Moreover, major companies like Tesla, Square, and PayPal are starting to accept Bitcoin and other cryptocurrencies as payment, indicating broader acceptance. In fact, El Salvador became the first country to adopt Bitcoin as legal tender in 2021, a bold move that could set a precedent for other nations.

8. Challenges and Risks

Despite its advantages, cryptocurrency is not without its challenges. One of the main concerns is regulatory uncertainty. Governments around the world are still figuring out how to regulate digital currencies, and this lack of clarity can pose risks for investors and users. Additionally, cryptocurrencies are often associated with illegal activities due to their anonymity, which has led to negative public perception in some cases.

Moreover, the energy consumption of cryptocurrency mining, especially Bitcoin, has come under scrutiny. Mining is the process by which new coins are generated and transactions are verified on the blockchain. Bitcoin mining consumes more energy than some small countries, which has raised concerns about its environmental impact.

9. The Future of Cryptocurrency

Cryptocurrency's future is both exciting and uncertain. While adoption continues to grow, especially among younger generations, there are still hurdles to overcome, particularly in terms of regulation, security, and scalability. The rise of Central Bank Digital Currencies (CBDCs), which are government-backed digital currencies, may also shape the future landscape of digital finance.

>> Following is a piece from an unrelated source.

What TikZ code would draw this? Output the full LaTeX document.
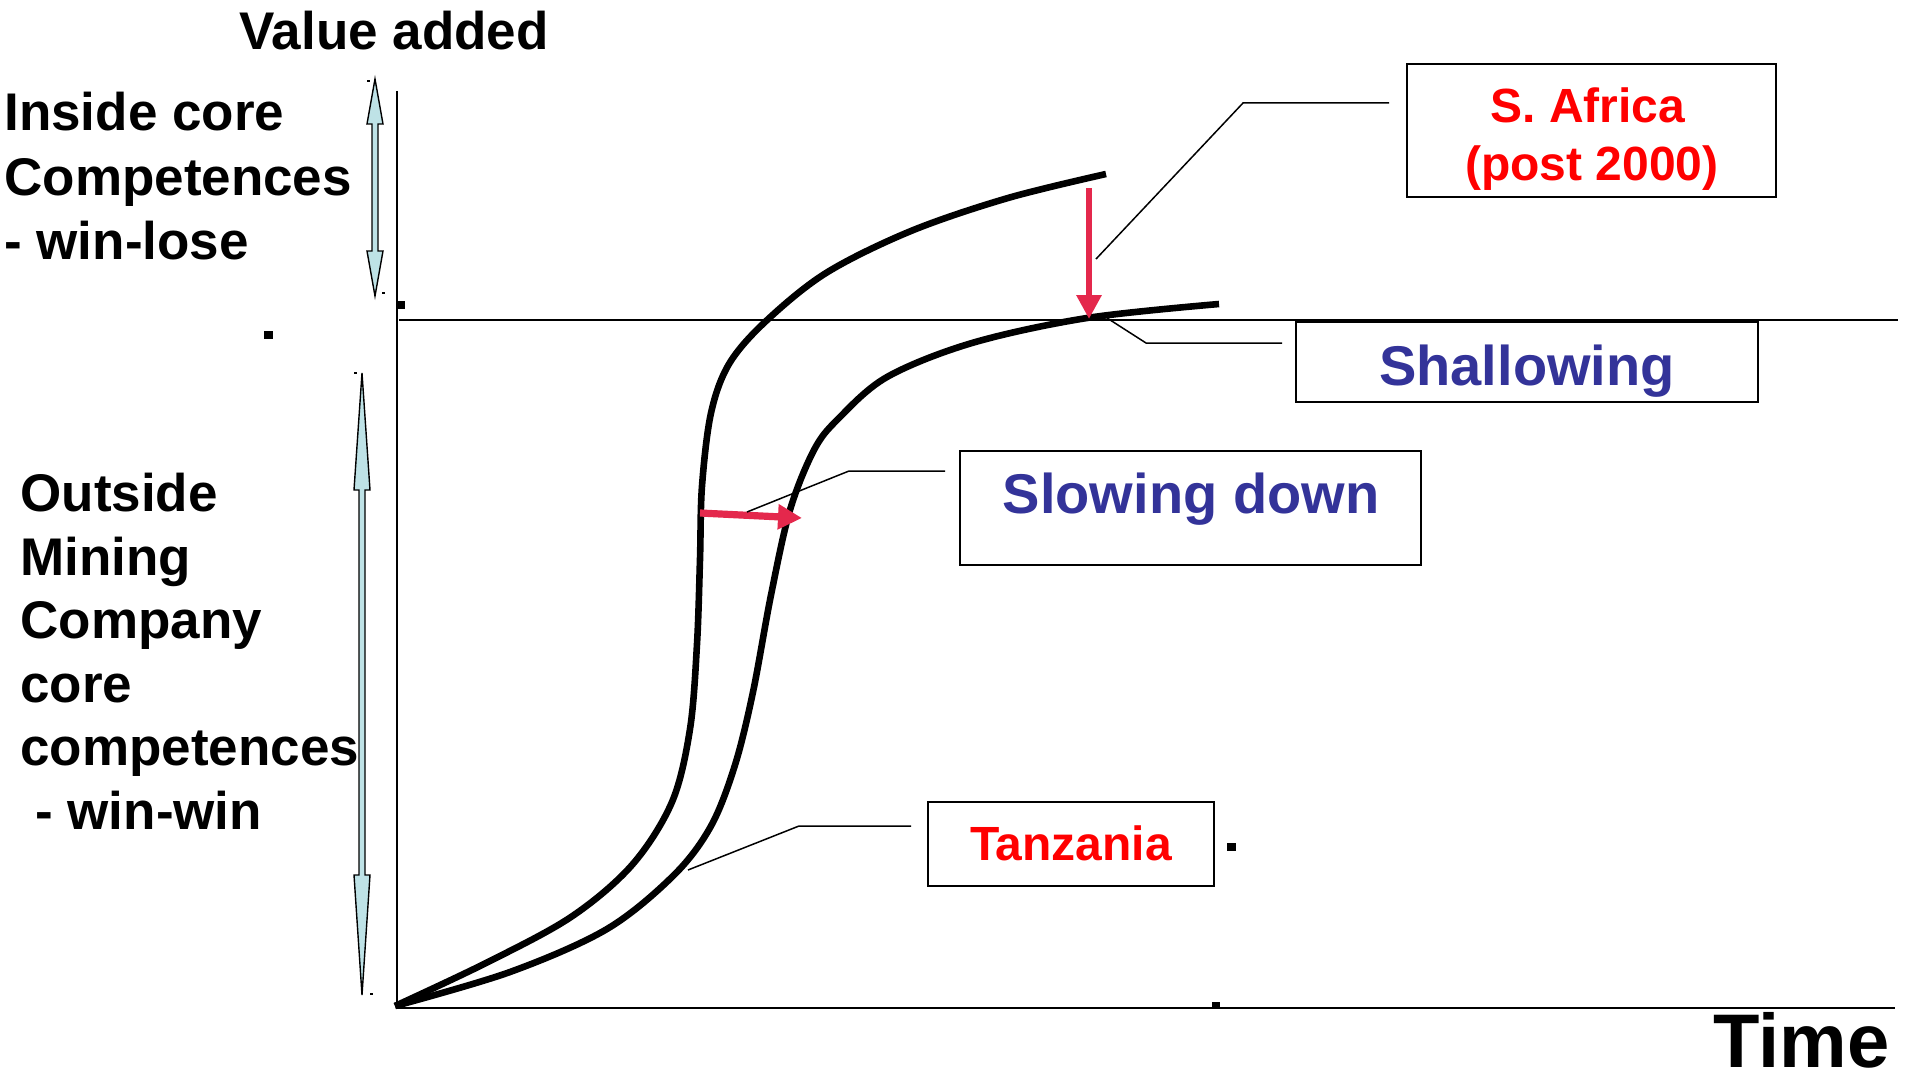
\documentclass[tikz,border=0pt]{standalone}
\usepackage{fontspec}
\setmainfont{Liberation Sans}
\usetikzlibrary{arrows.meta}
\definecolor{redtxt}{RGB}{255,0,0}
\definecolor{bluetxt}{RGB}{51,51,153}
\definecolor{crim}{RGB}{228,40,76}
\definecolor{lblue}{RGB}{190,226,230}
\begin{document}
\begin{tikzpicture}[x=0.5pt,y=-0.5pt,
  lbl/.style={font=\fontsize{26.5}{32}\selectfont\bfseries, anchor=base west, inner sep=0},
  redt/.style={font=\fontsize{24}{28}\selectfont\bfseries, text=redtxt, anchor=base, inner sep=0},
  bluet/.style={font=\fontsize{28}{33}\selectfont\bfseries, text=bluetxt, anchor=base, inner sep=0},
  timet/.style={font=\fontsize{38}{44}\selectfont\bfseries, anchor=base east, inner sep=0},
  labelbox/.style={draw, line width=1pt, inner sep=0},
  axisline/.style={line width=1pt},
  leader/.style={line width=0.75pt},
  curve/.style={line width=3.3pt, line join=round},
  redarrow/.style={draw=crim, line width=#1, -{Triangle[length=12pt,width=12pt]}, color=crim},
  dblarrow/.style={draw=black, fill=lblue, line width=0.7pt, line join=miter},
  dotsq/.style={fill=black}
]
\useasboundingbox (0,0) rectangle (1905,1081);
\fill[white] (0,0) rectangle (1905,1081);

% axes
\coordinate (O) at (397,1008);
\coordinate (Ytop) at (397,91);
\coordinate (Xend) at (1895,1008);
\coordinate (Hl) at (399,320);
\coordinate (Hr) at (1898,320);
\draw[axisline] (Ytop) -- (O) -- (Xend);
\draw[axisline] (Hl) -- (Hr);

% small squares
\fill[dotsq] (397,301) rectangle (405,309);
\fill[dotsq] (264,331) rectangle (273,339);
\fill[dotsq] (1227,843) rectangle (1236,851);
\fill[dotsq] (1212,1002) rectangle (1220,1009);
\fill[dotsq] (367,80) rectangle (370,82);
\fill[dotsq] (382,292) rectangle (385,294);
\fill[dotsq] (354,372) rectangle (357,374);
\fill[dotsq] (370,993) rectangle (373,995);

% double arrows (light blue)
\draw[dblarrow] (375,79) -- (383,124) -- (378,124) -- (378,251) -- (383,251) -- (375,296)
  -- (367,251) -- (372,251) -- (372,124) -- (367,124) -- cycle;
\draw[dblarrow] (362,373) -- (370,490) -- (365,490) -- (365,875) -- (370,875) -- (362,995)
  -- (354,875) -- (359,875) -- (359,490) -- (354,490) -- cycle;

% curves
\draw[curve] plot[smooth, tension=0.55] coordinates {(395,1006) (486,963) (571,917) (632,865)
  (672,802) (690,729) (697,644) (700,559) (702,486) (711,413) (729,364) (765,322) (826,273)
  (911,231) (1008,198) (1106,174)};
\draw[curve] plot[smooth, tension=0.55] coordinates {(395,1006) (510,972) (607,929) (674,875)
  (711,826) (735,765) (753,692) (771,595) (790,510) (814,450) (838,419) (887,377) (972,343)
  (1087,318) (1219,304)};

% red arrows
\coordinate (rvs) at (1089,188);
\coordinate (rve) at (1089,319);
\coordinate (rhs) at (700,513);
\coordinate (rhe) at (802,518);
\draw[redarrow=3.2pt] (rvs) -- (rve);
\draw[redarrow=3.6pt] (rhs) -- (rhe);

% labels boxes
\node[labelbox, minimum width=184.5pt, minimum height=66.5pt] (safrbox) at (1591.5,130.5) {};
\node[redt] (safr1) at (1588,123) {S. Africa};
\node[redt] (safr2) at (1592,180) {(post 2000)};

\node[labelbox, minimum width=231pt, minimum height=40pt] (shalbox) at (1527,362) {};
\node[bluet] (shal) at (1527,385) {Shallowing};

\node[labelbox, minimum width=230.5pt, minimum height=57pt] (slowbox) at (1190.5,508) {};
\node[bluet] (slow) at (1191,513) {Slowing down};

\node[labelbox, minimum width=143pt, minimum height=42pt] (tanzbox) at (1071,844) {};
\node[redt] (tanz) at (1071,860) {Tanzania};

% leader lines
\coordinate (sa1) at (1389,103);
\coordinate (sa2) at (1243,103);
\coordinate (sa3) at (1096,259);
\draw[leader] (sa1) -- (sa2) -- (sa3);
\coordinate (sh1) at (1282,343);
\coordinate (sh2) at (1146,343);
\coordinate (sh3) at (1107,318);
\draw[leader] (sh1) -- (sh2) -- (sh3);
\coordinate (sl1) at (945,471);
\coordinate (sl2) at (849,471);
\coordinate (sl3) at (747,512);
\draw[leader] (sl1) -- (sl2) -- (sl3);
\coordinate (tz1) at (911,826);
\coordinate (tz2) at (799,826);
\coordinate (tz3) at (688,870);
\draw[leader] (tz1) -- (tz2) -- (tz3);

% axis and side texts
\node[lbl] (va) at (239,50) {Value added};
\node[lbl] (in1) at (4,131) {Inside core};
\node[lbl] (in2) at (4,195) {Competences};
\node[lbl] (in3) at (4,259) {- win-lose};
\node[lbl] (ou1) at (20,511) {Outside};
\node[lbl] (ou2) at (20,575) {Mining};
\node[lbl] (ou3) at (20,638) {Company};
\node[lbl] (ou4) at (20,702) {core};
\node[lbl] (ou5) at (20,765) {competences};
\node[lbl] (ou6) at (35,829) {- win-win};
\node[timet] (time) at (1890,1067) {Time};
\end{tikzpicture}
\end{document}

That said, the importance of cryptocurrency in reshaping the global economy cannot be understated. It has already started to disrupt traditional banking systems, change how we think about money, and empower individuals in unprecedented ways. Whether it becomes the dominant form of money or coexists with traditional systems, the innovation behind cryptocurrency is likely to have long-lasting impacts on finance, technology, and society as a whole.